### Data to use

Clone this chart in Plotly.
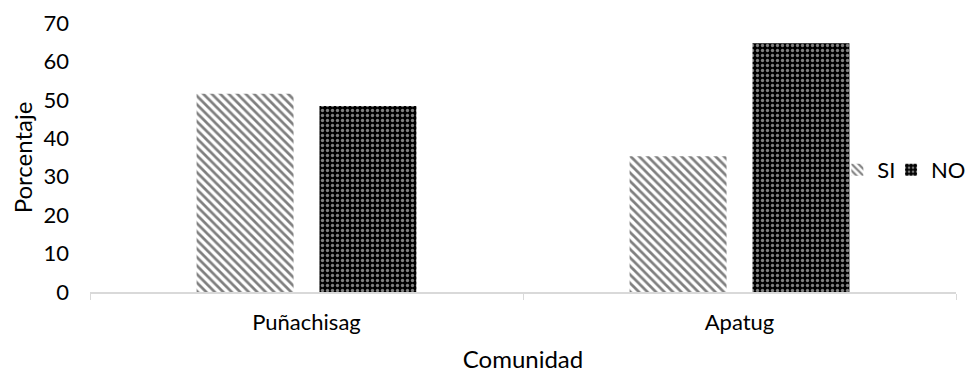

==

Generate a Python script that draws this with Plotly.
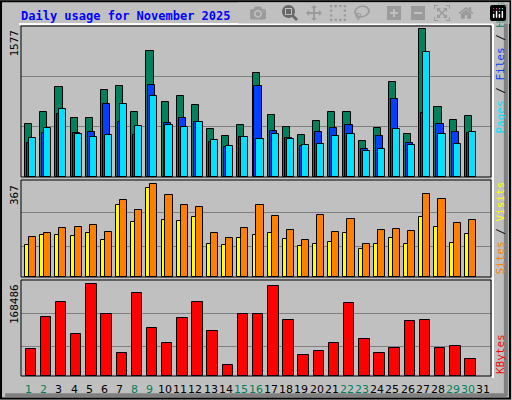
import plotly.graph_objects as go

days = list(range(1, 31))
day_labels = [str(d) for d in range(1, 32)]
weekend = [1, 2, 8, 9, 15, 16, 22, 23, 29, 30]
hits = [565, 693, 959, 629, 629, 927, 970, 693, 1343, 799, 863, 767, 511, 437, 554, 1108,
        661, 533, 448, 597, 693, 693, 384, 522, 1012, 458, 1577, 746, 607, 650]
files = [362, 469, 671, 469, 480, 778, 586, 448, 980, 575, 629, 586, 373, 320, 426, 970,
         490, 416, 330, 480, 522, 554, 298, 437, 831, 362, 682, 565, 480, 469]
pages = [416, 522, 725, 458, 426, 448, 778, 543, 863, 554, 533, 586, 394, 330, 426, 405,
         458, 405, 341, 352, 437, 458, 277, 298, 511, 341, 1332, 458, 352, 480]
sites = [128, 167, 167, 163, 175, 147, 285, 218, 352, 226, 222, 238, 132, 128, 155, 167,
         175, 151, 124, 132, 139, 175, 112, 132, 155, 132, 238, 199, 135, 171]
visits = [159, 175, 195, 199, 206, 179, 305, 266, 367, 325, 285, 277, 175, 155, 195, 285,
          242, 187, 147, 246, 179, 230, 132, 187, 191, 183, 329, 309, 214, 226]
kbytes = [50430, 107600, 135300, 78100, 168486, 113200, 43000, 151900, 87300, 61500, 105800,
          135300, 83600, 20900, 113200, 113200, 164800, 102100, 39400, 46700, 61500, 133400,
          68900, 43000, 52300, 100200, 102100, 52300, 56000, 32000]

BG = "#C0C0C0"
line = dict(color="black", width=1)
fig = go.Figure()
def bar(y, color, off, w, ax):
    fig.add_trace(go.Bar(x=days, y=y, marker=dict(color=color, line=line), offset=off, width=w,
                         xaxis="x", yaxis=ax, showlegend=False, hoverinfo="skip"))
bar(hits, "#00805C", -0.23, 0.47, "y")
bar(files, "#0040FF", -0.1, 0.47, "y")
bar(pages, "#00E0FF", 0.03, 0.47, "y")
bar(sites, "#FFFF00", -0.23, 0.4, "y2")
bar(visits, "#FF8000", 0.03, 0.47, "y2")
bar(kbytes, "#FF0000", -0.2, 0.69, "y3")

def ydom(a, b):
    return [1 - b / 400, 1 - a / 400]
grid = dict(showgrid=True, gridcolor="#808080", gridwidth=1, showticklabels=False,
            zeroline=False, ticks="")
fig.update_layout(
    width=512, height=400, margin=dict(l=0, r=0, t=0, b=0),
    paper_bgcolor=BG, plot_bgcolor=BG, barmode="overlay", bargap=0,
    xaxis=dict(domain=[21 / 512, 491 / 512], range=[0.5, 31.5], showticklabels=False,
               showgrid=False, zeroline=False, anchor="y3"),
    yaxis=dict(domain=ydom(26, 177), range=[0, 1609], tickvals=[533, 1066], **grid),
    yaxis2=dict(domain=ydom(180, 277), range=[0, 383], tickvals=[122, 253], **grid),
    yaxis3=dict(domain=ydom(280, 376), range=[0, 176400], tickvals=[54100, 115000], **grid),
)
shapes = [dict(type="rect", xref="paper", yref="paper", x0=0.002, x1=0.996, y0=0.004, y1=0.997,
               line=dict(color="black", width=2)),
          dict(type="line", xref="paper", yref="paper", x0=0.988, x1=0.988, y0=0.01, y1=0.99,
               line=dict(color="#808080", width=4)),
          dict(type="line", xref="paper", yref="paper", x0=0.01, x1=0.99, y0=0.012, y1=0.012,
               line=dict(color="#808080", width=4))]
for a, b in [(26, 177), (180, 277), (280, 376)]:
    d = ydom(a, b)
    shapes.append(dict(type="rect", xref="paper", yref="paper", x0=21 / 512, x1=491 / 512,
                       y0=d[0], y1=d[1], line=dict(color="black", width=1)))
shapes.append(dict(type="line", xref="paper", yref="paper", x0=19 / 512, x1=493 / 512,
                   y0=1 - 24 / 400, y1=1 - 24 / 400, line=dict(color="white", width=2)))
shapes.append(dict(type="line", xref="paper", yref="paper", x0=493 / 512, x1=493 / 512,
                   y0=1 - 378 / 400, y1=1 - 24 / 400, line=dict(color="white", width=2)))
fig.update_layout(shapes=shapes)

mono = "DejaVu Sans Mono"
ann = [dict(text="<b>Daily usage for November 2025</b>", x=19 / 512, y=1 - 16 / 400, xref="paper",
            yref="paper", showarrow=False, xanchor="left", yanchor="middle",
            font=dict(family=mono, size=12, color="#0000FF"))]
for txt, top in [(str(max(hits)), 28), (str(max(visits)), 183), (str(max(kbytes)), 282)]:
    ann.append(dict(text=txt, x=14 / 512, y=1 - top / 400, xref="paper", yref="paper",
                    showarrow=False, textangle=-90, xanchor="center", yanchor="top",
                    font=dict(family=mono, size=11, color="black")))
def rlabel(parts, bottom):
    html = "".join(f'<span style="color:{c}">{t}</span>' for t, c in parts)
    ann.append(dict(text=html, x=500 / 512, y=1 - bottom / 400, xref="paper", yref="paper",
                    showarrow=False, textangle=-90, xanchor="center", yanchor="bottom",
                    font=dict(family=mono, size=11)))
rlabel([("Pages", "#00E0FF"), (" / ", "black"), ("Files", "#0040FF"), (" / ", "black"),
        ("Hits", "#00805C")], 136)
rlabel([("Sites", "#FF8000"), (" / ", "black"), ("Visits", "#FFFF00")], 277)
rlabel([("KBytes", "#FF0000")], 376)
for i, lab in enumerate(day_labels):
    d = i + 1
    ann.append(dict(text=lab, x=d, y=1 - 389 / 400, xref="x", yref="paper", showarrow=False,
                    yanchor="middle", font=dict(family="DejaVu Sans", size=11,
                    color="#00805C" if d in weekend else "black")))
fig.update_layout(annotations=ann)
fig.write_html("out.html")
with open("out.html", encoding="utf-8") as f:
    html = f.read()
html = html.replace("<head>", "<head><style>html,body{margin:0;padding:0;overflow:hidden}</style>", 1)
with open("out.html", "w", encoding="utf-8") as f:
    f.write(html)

==

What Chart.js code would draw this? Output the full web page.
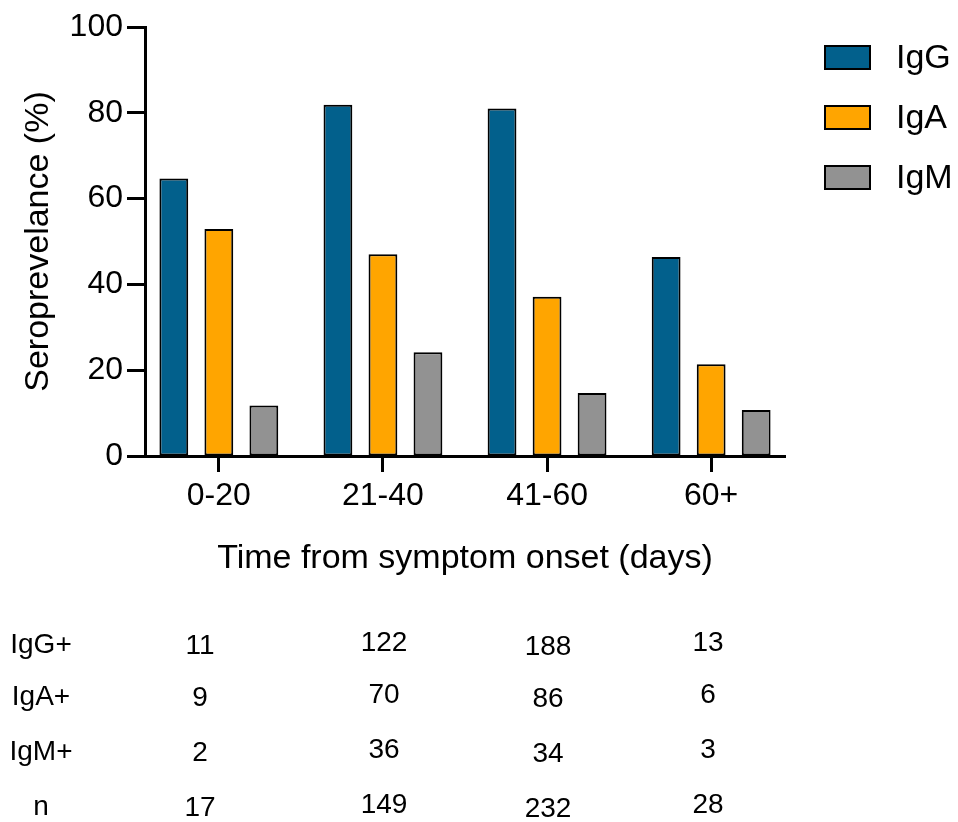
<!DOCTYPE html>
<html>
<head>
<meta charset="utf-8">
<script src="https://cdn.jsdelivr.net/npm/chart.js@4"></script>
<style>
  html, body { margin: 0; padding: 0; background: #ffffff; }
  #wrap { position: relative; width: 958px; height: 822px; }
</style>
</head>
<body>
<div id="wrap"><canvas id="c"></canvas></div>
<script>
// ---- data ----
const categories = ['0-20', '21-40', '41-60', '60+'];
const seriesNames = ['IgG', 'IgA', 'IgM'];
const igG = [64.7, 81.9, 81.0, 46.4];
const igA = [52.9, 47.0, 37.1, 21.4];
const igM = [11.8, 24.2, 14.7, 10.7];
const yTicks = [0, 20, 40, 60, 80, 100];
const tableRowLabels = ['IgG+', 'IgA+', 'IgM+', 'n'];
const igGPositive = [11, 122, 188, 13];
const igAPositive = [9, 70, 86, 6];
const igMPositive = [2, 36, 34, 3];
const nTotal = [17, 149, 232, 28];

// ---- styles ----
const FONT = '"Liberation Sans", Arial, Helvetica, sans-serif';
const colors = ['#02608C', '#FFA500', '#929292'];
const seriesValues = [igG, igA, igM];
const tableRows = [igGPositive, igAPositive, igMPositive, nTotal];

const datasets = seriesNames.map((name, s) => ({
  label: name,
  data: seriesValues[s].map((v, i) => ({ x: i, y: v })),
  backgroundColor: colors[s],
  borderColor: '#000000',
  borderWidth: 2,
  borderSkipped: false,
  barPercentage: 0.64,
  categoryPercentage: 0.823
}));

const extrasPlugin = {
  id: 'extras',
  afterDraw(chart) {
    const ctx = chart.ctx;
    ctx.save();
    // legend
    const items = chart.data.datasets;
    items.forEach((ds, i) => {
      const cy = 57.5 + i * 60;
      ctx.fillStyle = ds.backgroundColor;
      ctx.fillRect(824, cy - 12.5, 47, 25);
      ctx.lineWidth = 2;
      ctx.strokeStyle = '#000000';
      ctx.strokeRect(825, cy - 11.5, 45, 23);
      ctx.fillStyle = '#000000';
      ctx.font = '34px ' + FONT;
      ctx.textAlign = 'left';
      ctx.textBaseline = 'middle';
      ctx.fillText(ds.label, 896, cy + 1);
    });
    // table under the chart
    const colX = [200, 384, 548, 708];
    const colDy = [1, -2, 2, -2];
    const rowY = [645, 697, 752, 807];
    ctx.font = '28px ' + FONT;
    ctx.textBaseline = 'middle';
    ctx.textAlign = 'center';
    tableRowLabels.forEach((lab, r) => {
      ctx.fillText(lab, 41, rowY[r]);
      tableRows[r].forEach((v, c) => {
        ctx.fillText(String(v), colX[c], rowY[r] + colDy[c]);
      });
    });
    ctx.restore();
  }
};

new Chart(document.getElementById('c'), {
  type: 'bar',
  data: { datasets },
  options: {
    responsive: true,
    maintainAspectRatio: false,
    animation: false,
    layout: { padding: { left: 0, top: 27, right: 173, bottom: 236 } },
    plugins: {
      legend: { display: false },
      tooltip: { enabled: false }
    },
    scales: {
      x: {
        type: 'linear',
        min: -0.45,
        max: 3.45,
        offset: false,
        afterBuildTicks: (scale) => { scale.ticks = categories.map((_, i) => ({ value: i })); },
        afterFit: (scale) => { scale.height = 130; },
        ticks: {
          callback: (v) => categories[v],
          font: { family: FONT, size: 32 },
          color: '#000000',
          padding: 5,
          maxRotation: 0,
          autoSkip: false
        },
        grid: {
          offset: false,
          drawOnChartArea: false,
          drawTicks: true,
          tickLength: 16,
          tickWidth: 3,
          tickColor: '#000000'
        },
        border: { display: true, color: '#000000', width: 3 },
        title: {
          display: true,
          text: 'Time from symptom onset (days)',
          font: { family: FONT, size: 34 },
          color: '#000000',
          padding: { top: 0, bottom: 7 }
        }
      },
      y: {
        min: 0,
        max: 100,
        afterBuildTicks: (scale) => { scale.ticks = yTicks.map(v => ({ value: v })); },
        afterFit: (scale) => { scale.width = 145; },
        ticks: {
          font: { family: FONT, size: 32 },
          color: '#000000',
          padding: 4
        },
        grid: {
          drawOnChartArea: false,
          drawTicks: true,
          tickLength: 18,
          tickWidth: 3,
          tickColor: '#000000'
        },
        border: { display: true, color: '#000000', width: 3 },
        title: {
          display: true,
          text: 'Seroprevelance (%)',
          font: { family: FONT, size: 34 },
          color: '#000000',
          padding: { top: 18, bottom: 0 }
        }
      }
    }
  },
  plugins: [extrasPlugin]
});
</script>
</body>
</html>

### Task to complete
Make an exact copy of the lines from the one that contains "Generate a Python" through the one that contains "import plotly.graph_objects as go", both included, and no other lines. Pictures are skipped.

### Written answer
Generate a Python script that draws this with Plotly.
import plotly.graph_objects as go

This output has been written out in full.